* [WHAT IS BEING ASKED] Extract word for word the lines of the listing from its start to the line holding "from datetime import datetime, timedelta", both ends kept; pictures are not part of the copy.
# Start of DATASET ROWS
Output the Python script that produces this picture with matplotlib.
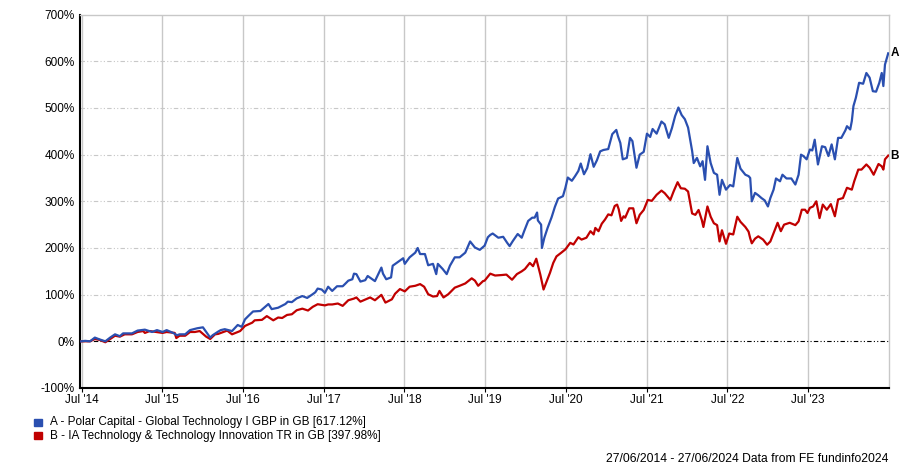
import matplotlib
matplotlib.use("Agg")
import matplotlib.pyplot as plt
from matplotlib.patches import Rectangle
from datetime import datetime, timedelta

plt.rcParams['font.family'] = ['Liberation Sans', 'DejaVu Sans']

# dates as decimal years, cumulative performance in %
year_a = [2014.49, 2014.54, 2014.60, 2014.66, 2014.72, 2014.79, 2014.85, 2014.91, 2014.97, 2015.01,
          2015.12, 2015.19, 2015.28, 2015.37, 2015.43, 2015.50, 2015.55, 2015.63, 2015.68, 2015.71,
          2015.78, 2015.84, 2015.93, 2016.00, 2016.05, 2016.09, 2016.12, 2016.19, 2016.22, 2016.27,
          2016.36, 2016.43, 2016.48, 2016.52, 2016.56, 2016.62, 2016.71, 2016.77, 2016.81, 2016.85,
          2016.93, 2017.02, 2017.05, 2017.10, 2017.16, 2017.23, 2017.29, 2017.35, 2017.39, 2017.42,
          2017.47, 2017.51, 2017.55, 2017.60, 2017.66, 2017.73, 2017.76, 2017.80, 2017.85, 2017.87,
          2017.90, 2017.95, 2018.01, 2018.04, 2018.13, 2018.21, 2018.23, 2018.27, 2018.33, 2018.35,
          2018.44, 2018.48, 2018.50, 2018.56, 2018.63, 2018.66, 2018.69, 2018.75, 2018.79, 2018.85,
          2018.89, 2018.91, 2018.97, 2019.02, 2019.06, 2019.12, 2019.18, 2019.25, 2019.31, 2019.37,
          2019.43, 2019.49, 2019.53, 2019.56, 2019.59, 2019.66, 2019.72, 2019.77, 2019.80, 2019.84,
          2019.90, 2019.95, 2019.98, 2020.03, 2020.08, 2020.11, 2020.14, 2020.15, 2020.19, 2020.20,
          2020.23, 2020.27, 2020.32, 2020.36, 2020.40, 2020.46, 2020.49, 2020.52, 2020.57, 2020.61,
          2020.65, 2020.68, 2020.72, 2020.76, 2020.80, 2020.84, 2020.88, 2020.92, 2020.96, 2021.02,
          2021.07, 2021.12, 2021.14, 2021.17, 2021.20, 2021.25, 2021.29, 2021.32, 2021.37, 2021.41,
          2021.46, 2021.50, 2021.54, 2021.57, 2021.62, 2021.68, 2021.72, 2021.77, 2021.81, 2021.85,
          2021.89, 2021.93, 2021.97, 2022.01, 2022.06, 2022.08, 2022.12, 2022.16, 2022.19, 2022.22,
          2022.25, 2022.29, 2022.33, 2022.37, 2022.40, 2022.43, 2022.48, 2022.53, 2022.57, 2022.62,
          2022.66, 2022.72, 2022.76, 2022.78, 2022.80, 2022.84, 2022.88, 2022.92, 2022.96, 2023.00,
          2023.03, 2023.07, 2023.10, 2023.15, 2023.18, 2023.23, 2023.29, 2023.34, 2023.38, 2023.41,
          2023.44, 2023.48, 2023.52, 2023.55, 2023.58, 2023.62, 2023.67, 2023.71, 2023.75, 2023.79,
          2023.83, 2023.87, 2023.91, 2023.96, 2023.98, 2024.02, 2024.04, 2024.06, 2024.09, 2024.13,
          2024.18, 2024.22, 2024.26, 2024.30, 2024.34, 2024.38, 2024.41, 2024.43, 2024.45, 2024.49]
perf_a = [0, 1, 0, 8, 4, 0, 8, 15, 11, 17,
          17, 23, 25, 20, 24, 20, 24, 18, 13, 15,
          15, 24, 28, 30, 18, 8, 13, 21, 24, 26,
          22, 35, 31, 47, 54, 64, 65, 74, 80, 69,
          72, 80, 85, 84, 92, 97, 93, 100, 105, 113,
          111, 104, 117, 108, 118, 118, 123, 130, 133, 145,
          144, 128, 131, 140, 129, 158, 145, 133, 137, 162,
          173, 178, 166, 180, 190, 200, 187, 187, 163, 166,
          144, 166, 155, 144, 162, 180, 180, 190, 214, 201,
          196, 205, 223, 228, 231, 222, 224, 211, 204, 215,
          230, 222, 236, 258, 265, 265, 276, 259, 250, 200,
          222, 243, 266, 288, 306, 311, 329, 351, 344, 354,
          365, 381, 358, 371, 401, 374, 388, 407, 410, 412,
          444, 453, 440, 425, 390, 393, 436, 429, 372, 400,
          406, 445, 438, 455, 445, 471, 465, 436, 457, 483,
          501, 485, 476, 458, 408, 382, 393, 375, 386, 346,
          418, 382, 361, 357, 314, 346, 325, 335, 332, 393,
          370, 357, 354, 350, 300, 318, 313, 307, 302, 289,
          307, 325, 349, 343, 357, 349, 349, 336, 357, 400,
          397, 390, 411, 409, 432, 379, 418, 416, 397, 422,
          390, 436, 436, 452, 461, 454, 472, 504, 522, 554,
          552, 575, 565, 536, 535, 554, 575, 547, 593, 617.12]

year_b = [2014.49, 2014.60, 2014.66, 2014.72, 2014.79, 2014.85, 2014.91, 2014.97, 2015.03, 2015.12,
          2015.19, 2015.26, 2015.28, 2015.34, 2015.50, 2015.55, 2015.65, 2015.67, 2015.71, 2015.78,
          2015.84, 2015.90, 2015.96, 2016.04, 2016.09, 2016.15, 2016.19, 2016.30, 2016.36, 2016.46,
          2016.52, 2016.61, 2016.64, 2016.73, 2016.79, 2016.87, 2016.93, 2016.98, 2017.04, 2017.10,
          2017.16, 2017.23, 2017.30, 2017.36, 2017.42, 2017.51, 2017.55, 2017.60, 2017.67, 2017.73,
          2017.80, 2017.87, 2017.90, 2017.95, 2018.07, 2018.13, 2018.21, 2018.26, 2018.34, 2018.38,
          2018.44, 2018.50, 2018.56, 2018.63, 2018.69, 2018.74, 2018.79, 2018.85, 2018.90, 2018.93,
          2018.98, 2019.04, 2019.12, 2019.18, 2019.25, 2019.33, 2019.37, 2019.41, 2019.47, 2019.49,
          2019.56, 2019.62, 2019.70, 2019.76, 2019.83, 2019.89, 2019.95, 2019.99, 2020.05, 2020.09,
          2020.13, 2020.18, 2020.22, 2020.26, 2020.30, 2020.34, 2020.38, 2020.44, 2020.49, 2020.55,
          2020.59, 2020.65, 2020.69, 2020.75, 2020.80, 2020.84, 2020.86, 2020.90, 2020.94, 2020.98,
          2021.02, 2021.06, 2021.10, 2021.13, 2021.15, 2021.18, 2021.21, 2021.23, 2021.28, 2021.33,
          2021.37, 2021.41, 2021.46, 2021.51, 2021.56, 2021.62, 2021.68, 2021.72, 2021.79, 2021.83,
          2021.88, 2021.92, 2021.97, 2022.01, 2022.06, 2022.10, 2022.14, 2022.18, 2022.20, 2022.25,
          2022.29, 2022.33, 2022.37, 2022.40, 2022.43, 2022.48, 2022.52, 2022.57, 2022.62, 2022.66,
          2022.72, 2022.76, 2022.78, 2022.80, 2022.84, 2022.88, 2022.94, 2022.99, 2023.03, 2023.07,
          2023.12, 2023.16, 2023.20, 2023.27, 2023.34, 2023.38, 2023.42, 2023.46, 2023.49, 2023.52,
          2023.56, 2023.60, 2023.64, 2023.68, 2023.73, 2023.78, 2023.83, 2023.87, 2023.93, 2023.98,
          2024.04, 2024.07, 2024.12, 2024.16, 2024.22, 2024.26, 2024.31, 2024.37, 2024.41, 2024.43,
          2024.45, 2024.49]
perf_b = [0, 0, 5, 3, -2, 5, 12, 10, 15, 15,
          20, 22, 18, 22, 18, 20, 18, 7, 12, 12,
          20, 20, 22, 10, 5, 15, 16, 23, 15, 22,
          33, 40, 45, 46, 54, 45, 51, 50, 56.5, 58,
          66.6, 70, 66, 74, 79.5, 77, 79, 79, 81, 76,
          88, 91.6, 94, 85, 94, 88, 99.6, 83, 90, 102,
          112, 107, 117, 119, 122.6, 117, 101, 96, 97, 108,
          94, 101, 115, 119, 124, 135, 130, 119, 129, 130,
          145, 141, 142, 143, 132, 144, 150, 155, 168, 161,
          177, 143, 111, 129, 147, 168, 182, 190, 197, 211,
          207.5, 223, 218, 222, 236, 229, 243, 236, 252, 261,
          272, 270, 290, 293, 283, 258, 268, 265, 285, 285,
          253, 271, 281.5, 303, 301, 314, 323, 317.5, 303, 321,
          341, 328, 327, 321, 274, 271, 281.5, 260, 245, 289,
          267, 253, 249, 214, 238, 209, 231, 229, 267, 256,
          245, 235, 221, 210, 220, 225, 218, 207, 214, 232,
          254, 236, 250, 254, 249, 257, 282, 282, 275, 286,
          289, 300, 264, 293, 282, 294, 268, 304, 307, 329,
          325, 343, 368, 368, 379, 372, 357, 380, 375, 368,
          390, 397.98]

labels = ["A - Polar Capital - Global Technology I GBP in GB [617.12%]",
          "B - IA Technology & Technology Innovation TR in GB [397.98%]"]
colors = ["#2a4fb0", "#c00000"]
tick_years = list(range(2014, 2024))
y_ticks = list(range(-100, 701, 100))


def to_date(t):
    y = int(t)
    start = datetime(y, 1, 1)
    n = (datetime(y + 1, 1, 1) - start).days
    return start + timedelta(days=(t - y) * n)


dates_a = [to_date(t) for t in year_a]
dates_b = [to_date(t) for t in year_b]

fig = plt.figure(figsize=(9, 4.67), dpi=100)
ax = fig.add_axes([0.0889, 0.1692, 0.8989, 0.7994])

grey = "#c8c8c8"
dashdotdot = (0, (4, 2, 1, 2, 1, 2))

# grid
for yv in y_ticks[1:-1]:
    if yv == 0:
        continue
    ax.axhline(yv, color=grey, lw=0.8, linestyle=dashdotdot, zorder=1)
xt = [datetime(y, 7, 1) for y in tick_years]
for d in xt:
    ax.axvline(d, color=grey, lw=1, zorder=1)
ax.axhline(0, color="black", lw=0.8, linestyle=dashdotdot, zorder=2)

ax.plot(dates_a, perf_a, color=colors[0], lw=1.6, zorder=4)
ax.plot(dates_b, perf_b, color=colors[1], lw=1.6, zorder=3)

ax.set_ylim(-100, 700)
ax.set_xlim(to_date(2014.476), to_date(2024.50))
ax.set_yticks(y_ticks)
ax.set_yticklabels([f"{v}%" for v in y_ticks])
ax.set_xticks(xt)
ax.set_xticklabels([f"Jul '{str(y)[2:]}" for y in tick_years])
ax.tick_params(axis="y", length=0, pad=4, labelsize=8.5)
ax.tick_params(axis="x", length=3, pad=1, labelsize=8.5, color="black")

for s in ["left", "bottom"]:
    ax.spines[s].set_color("black")
    ax.spines[s].set_linewidth(1.5)
for s in ["top", "right"]:
    ax.spines[s].set_color(grey)
    ax.spines[s].set_linewidth(1)

# end labels
ax.annotate("A", (dates_a[-1], perf_a[-1]), xytext=(1.5, 0), textcoords="offset points",
            fontsize=8.5, fontweight="bold", va="center", annotation_clip=False)
ax.annotate("B", (dates_b[-1], perf_b[-1]), xytext=(1.5, 0), textcoords="offset points",
            fontsize=8.5, fontweight="bold", va="center", annotation_clip=False)

# legend
for i, (lab, c) in enumerate(zip(labels, colors)):
    yc = 1 - (422.5 + 13.3 * i) / 467
    fig.patches.append(Rectangle((34 / 900, yc - 3.5 / 467), 7.5 / 900, 7.5 / 467,
                                 transform=fig.transFigure, color=c))
    fig.text(50 / 900, yc, lab, fontsize=8.5, va="center", ha="left")

fig.text(888 / 900, 1 - 459 / 467, "27/06/2014 - 27/06/2024 Data from FE fundinfo2024",
         fontsize=8.7, ha="right", va="center")

fig.savefig("out.png", dpi=100)
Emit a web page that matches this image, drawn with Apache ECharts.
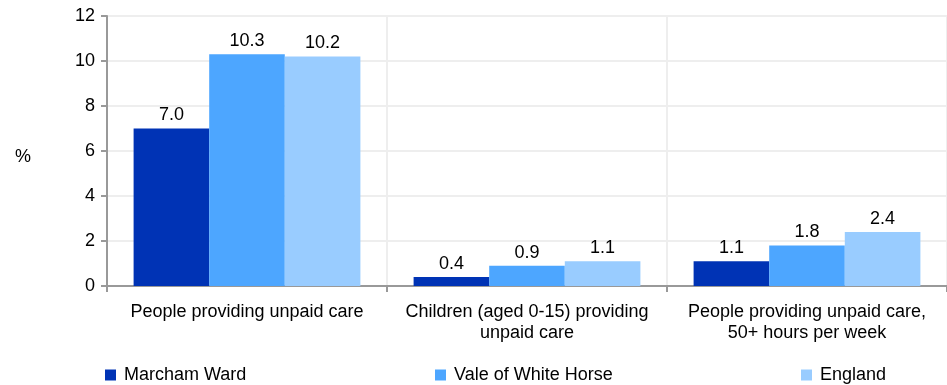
<!DOCTYPE html>
<html><head><meta charset="utf-8">
<script src="https://cdn.jsdelivr.net/npm/echarts@6/dist/echarts.min.js"></script>
<style>html,body{margin:0;padding:0;background:#fff}#c{width:947px;height:385px}</style>
</head><body><div id="c"></div>
<script>
const categories = ["People providing unpaid care", "Children (aged 0-15) providing\nunpaid care", "People providing unpaid care,\n50+ hours per week"];
const seriesNames = ["Marcham Ward", "Vale of White Horse", "England"];
const marcham = [7.0, 0.4, 1.1];
const vale = [10.3, 0.9, 1.8];
const england = [10.2, 1.1, 2.4];
const yTicks = {min: 0, max: 12, interval: 2};

const colors = ["#0033B5", "#4DA6FF", "#99CCFF"];
const font = "Liberation Sans, Arial, sans-serif";
const fs = 18;
const chart = echarts.init(document.getElementById('c'));
const values = [marcham, vale, england];
chart.setOption({
  animation: false,
  textStyle: {fontFamily: font},
  grid: {left: 107, top: 16, width: 846, height: 270},
  legend: seriesNames.map((n, i) => ({
    data: [n], left: [105, 435, 801][i], top: 365, padding: 0, icon: 'rect', itemWidth: 11, itemHeight: 11, itemGap: 8,
    textStyle: {fontSize: fs, color: '#000', fontFamily: font, lineHeight: 20, padding: [0, 0, 0, 3]}
  })),
  graphic: [{type: 'text', left: 15, top: 148, style: {text: '%', fontSize: fs, fill: '#000', fontFamily: font}}],
  xAxis: {
    type: 'category', data: categories,
    axisLine: {lineStyle: {color: '#999', width: 2}},
    axisTick: {show: true, length: 6, lineStyle: {color: '#999', width: 2}},
    splitLine: {show: true, lineStyle: {color: '#eee', width: 2}},
    axisLabel: {interval: 0, fontSize: fs, color: '#000', lineHeight: 21, margin: 16, fontFamily: font}
  },
  yAxis: {
    type: 'value', min: yTicks.min, max: yTicks.max, interval: yTicks.interval,
    axisLine: {show: true, lineStyle: {color: '#999', width: 2}},
    axisTick: {show: true, length: 6, lineStyle: {color: '#999', width: 2}},
    splitLine: {show: true, lineStyle: {color: '#eee', width: 2}},
    axisLabel: {fontSize: fs, color: '#000', margin: 12, fontFamily: font}
  },
  series: seriesNames.map((n, i) => ({
    name: n, type: 'bar', data: values[i], barGap: '0%', barCategoryGap: '19%',
    itemStyle: {color: colors[i]},
    label: {show: true, position: 'top', fontSize: fs, color: '#000', distance: 4, fontFamily: font,
      formatter: p => p.value.toFixed(1)}
  }))
});
</script></body></html>
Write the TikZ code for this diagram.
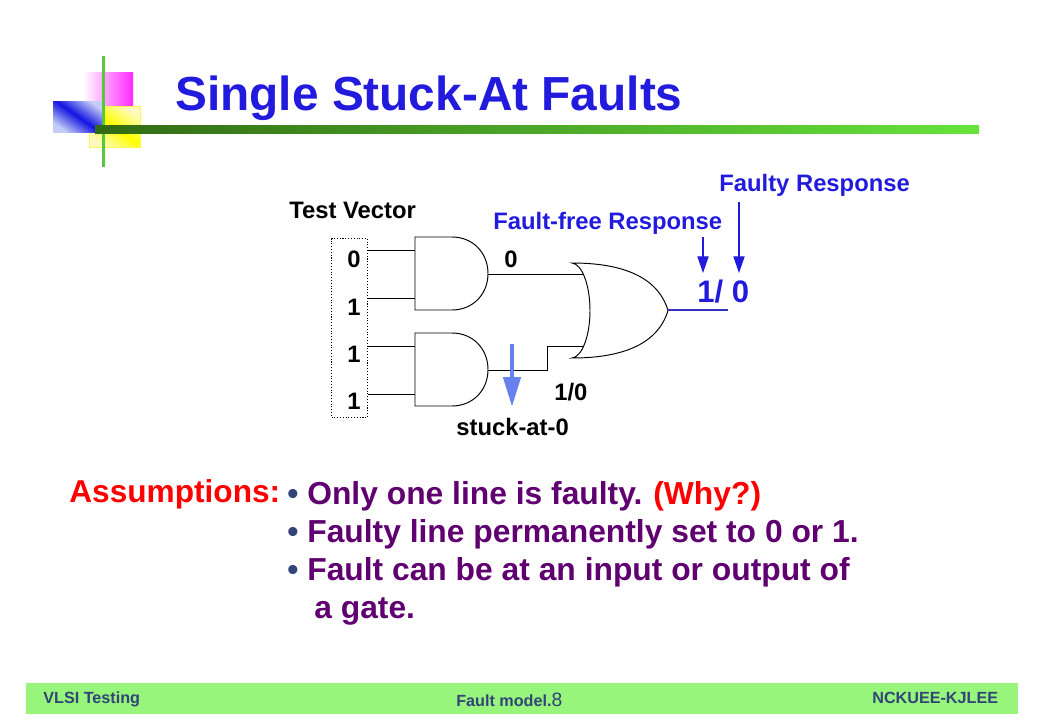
# End of DATASET ROWS
* [THE RESULT]
Output the Python script that produces this picture with matplotlib.
import matplotlib
matplotlib.use("Agg")
import matplotlib.pyplot as plt
from matplotlib.patches import Rectangle
from datetime import datetime, timedelta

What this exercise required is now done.